DIRECTION: Skip the pictures. Set down, word for word, the lines from the start of the material up to and including the line with "-480, -650, -650];".

RAW DATA:
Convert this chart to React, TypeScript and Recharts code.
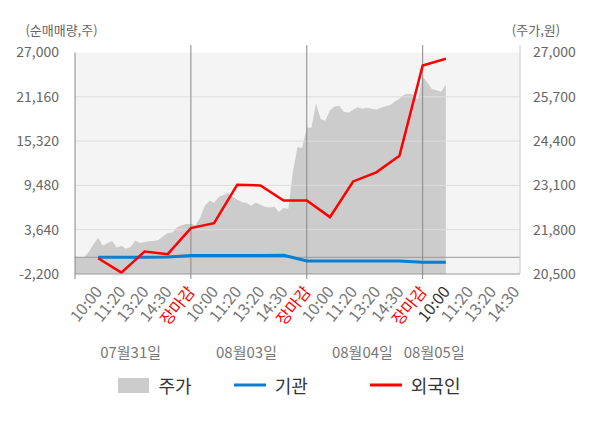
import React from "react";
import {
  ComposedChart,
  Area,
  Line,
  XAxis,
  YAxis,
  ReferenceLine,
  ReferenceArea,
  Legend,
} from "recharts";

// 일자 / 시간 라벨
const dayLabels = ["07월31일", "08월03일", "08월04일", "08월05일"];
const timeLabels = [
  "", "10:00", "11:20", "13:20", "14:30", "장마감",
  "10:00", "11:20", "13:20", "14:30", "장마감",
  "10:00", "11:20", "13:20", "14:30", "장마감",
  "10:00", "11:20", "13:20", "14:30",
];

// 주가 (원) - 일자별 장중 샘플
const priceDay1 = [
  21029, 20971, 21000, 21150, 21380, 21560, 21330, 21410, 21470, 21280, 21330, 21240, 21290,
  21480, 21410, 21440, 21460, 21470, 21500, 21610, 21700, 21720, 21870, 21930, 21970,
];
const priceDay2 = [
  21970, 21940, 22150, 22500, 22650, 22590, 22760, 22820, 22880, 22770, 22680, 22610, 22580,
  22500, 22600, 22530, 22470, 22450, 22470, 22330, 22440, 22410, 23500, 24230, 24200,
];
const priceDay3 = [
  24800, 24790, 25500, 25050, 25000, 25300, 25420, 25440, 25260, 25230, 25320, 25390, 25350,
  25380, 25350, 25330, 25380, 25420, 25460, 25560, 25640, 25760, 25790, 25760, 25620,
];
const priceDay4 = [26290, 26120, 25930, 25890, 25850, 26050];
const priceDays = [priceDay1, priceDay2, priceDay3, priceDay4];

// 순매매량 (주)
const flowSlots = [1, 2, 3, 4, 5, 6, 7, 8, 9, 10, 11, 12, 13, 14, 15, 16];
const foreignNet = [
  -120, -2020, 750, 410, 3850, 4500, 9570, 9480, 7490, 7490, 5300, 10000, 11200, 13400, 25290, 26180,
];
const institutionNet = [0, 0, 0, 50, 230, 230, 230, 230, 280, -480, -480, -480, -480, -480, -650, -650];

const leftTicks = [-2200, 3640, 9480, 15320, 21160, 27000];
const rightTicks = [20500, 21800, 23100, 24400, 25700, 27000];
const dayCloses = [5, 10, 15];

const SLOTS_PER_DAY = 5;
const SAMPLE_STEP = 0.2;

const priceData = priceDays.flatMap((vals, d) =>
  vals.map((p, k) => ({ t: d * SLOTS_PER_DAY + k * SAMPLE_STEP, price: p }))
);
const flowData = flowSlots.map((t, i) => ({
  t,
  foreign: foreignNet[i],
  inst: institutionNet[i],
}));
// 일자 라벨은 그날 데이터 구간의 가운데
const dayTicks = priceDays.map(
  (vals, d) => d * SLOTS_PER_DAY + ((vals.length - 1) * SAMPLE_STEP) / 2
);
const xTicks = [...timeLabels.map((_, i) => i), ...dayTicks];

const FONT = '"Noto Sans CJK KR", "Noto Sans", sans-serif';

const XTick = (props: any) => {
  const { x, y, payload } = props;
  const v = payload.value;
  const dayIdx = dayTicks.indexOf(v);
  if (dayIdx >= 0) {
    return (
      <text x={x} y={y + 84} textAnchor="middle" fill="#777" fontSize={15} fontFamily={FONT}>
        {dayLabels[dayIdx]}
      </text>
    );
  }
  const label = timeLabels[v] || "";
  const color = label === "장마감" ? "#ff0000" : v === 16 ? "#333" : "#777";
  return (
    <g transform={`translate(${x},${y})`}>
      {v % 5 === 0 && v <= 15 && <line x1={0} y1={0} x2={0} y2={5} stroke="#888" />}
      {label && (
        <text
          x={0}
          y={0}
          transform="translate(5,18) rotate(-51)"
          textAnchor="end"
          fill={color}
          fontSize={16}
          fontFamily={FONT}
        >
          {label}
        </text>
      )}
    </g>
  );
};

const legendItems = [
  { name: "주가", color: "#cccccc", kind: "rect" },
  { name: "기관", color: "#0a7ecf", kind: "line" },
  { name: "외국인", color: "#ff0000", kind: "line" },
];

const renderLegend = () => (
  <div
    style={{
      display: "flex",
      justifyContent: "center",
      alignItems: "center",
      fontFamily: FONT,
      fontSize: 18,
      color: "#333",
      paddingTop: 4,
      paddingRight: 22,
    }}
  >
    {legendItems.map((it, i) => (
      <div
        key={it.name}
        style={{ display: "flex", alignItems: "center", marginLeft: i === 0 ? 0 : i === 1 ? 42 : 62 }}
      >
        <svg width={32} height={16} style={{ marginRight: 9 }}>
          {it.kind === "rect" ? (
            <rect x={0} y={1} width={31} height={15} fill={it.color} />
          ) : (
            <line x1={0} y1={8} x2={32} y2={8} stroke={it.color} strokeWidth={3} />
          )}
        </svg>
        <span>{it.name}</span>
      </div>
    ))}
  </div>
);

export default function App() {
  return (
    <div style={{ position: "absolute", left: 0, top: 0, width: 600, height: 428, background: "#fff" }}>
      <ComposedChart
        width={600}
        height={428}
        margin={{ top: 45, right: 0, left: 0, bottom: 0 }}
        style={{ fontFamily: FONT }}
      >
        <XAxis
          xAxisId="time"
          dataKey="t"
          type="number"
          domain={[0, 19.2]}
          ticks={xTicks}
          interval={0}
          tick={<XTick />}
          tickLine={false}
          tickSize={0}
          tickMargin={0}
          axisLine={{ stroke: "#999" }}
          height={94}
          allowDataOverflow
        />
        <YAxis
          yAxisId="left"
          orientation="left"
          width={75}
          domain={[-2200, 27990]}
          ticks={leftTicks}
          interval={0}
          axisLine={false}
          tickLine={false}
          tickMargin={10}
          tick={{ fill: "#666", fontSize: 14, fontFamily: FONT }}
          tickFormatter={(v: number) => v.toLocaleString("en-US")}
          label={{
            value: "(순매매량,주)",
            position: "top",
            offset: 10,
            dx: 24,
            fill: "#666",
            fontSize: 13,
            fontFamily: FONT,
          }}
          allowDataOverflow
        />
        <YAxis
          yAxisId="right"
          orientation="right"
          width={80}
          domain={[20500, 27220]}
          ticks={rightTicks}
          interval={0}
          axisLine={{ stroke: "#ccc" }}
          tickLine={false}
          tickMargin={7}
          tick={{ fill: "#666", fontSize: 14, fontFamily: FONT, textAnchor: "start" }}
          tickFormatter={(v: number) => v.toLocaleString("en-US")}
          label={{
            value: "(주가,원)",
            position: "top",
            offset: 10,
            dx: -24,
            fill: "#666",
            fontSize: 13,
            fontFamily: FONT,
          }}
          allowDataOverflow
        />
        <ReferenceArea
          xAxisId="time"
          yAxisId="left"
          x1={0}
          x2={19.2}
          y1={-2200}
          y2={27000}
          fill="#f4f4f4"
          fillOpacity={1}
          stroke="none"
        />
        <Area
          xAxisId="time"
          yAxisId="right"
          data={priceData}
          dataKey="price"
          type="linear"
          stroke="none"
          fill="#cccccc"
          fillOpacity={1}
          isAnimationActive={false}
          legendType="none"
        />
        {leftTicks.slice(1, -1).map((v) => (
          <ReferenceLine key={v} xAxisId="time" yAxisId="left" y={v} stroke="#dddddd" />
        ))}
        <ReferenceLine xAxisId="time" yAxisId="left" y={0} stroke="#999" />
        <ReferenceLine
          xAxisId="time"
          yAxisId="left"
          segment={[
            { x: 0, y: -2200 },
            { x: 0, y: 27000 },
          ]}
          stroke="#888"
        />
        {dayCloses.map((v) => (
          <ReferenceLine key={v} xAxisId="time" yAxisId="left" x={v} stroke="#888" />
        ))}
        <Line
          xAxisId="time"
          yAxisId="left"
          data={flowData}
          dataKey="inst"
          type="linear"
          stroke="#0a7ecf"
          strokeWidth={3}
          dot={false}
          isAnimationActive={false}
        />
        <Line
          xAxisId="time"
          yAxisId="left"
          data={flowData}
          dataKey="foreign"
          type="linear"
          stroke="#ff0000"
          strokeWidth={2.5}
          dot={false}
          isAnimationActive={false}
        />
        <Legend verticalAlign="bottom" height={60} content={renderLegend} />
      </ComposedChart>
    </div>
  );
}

RESPONSE:
Convert this chart to React, TypeScript and Recharts code.
import React from "react";
import {
  ComposedChart,
  Area,
  Line,
  XAxis,
  YAxis,
  ReferenceLine,
  ReferenceArea,
  Legend,
} from "recharts";

// 일자 / 시간 라벨
const dayLabels = ["07월31일", "08월03일", "08월04일", "08월05일"];
const timeLabels = [
  "", "10:00", "11:20", "13:20", "14:30", "장마감",
  "10:00", "11:20", "13:20", "14:30", "장마감",
  "10:00", "11:20", "13:20", "14:30", "장마감",
  "10:00", "11:20", "13:20", "14:30",
];

// 주가 (원) - 일자별 장중 샘플
const priceDay1 = [
  21029, 20971, 21000, 21150, 21380, 21560, 21330, 21410, 21470, 21280, 21330, 21240, 21290,
  21480, 21410, 21440, 21460, 21470, 21500, 21610, 21700, 21720, 21870, 21930, 21970,
];
const priceDay2 = [
  21970, 21940, 22150, 22500, 22650, 22590, 22760, 22820, 22880, 22770, 22680, 22610, 22580,
  22500, 22600, 22530, 22470, 22450, 22470, 22330, 22440, 22410, 23500, 24230, 24200,
];
const priceDay3 = [
  24800, 24790, 25500, 25050, 25000, 25300, 25420, 25440, 25260, 25230, 25320, 25390, 25350,
  25380, 25350, 25330, 25380, 25420, 25460, 25560, 25640, 25760, 25790, 25760, 25620,
];
const priceDay4 = [26290, 26120, 25930, 25890, 25850, 26050];
const priceDays = [priceDay1, priceDay2, priceDay3, priceDay4];

// 순매매량 (주)
const flowSlots = [1, 2, 3, 4, 5, 6, 7, 8, 9, 10, 11, 12, 13, 14, 15, 16];
const foreignNet = [
  -120, -2020, 750, 410, 3850, 4500, 9570, 9480, 7490, 7490, 5300, 10000, 11200, 13400, 25290, 26180,
];
const institutionNet = [0, 0, 0, 50, 230, 230, 230, 230, 280, -480, -480, -480, -480, -480, -650, -650];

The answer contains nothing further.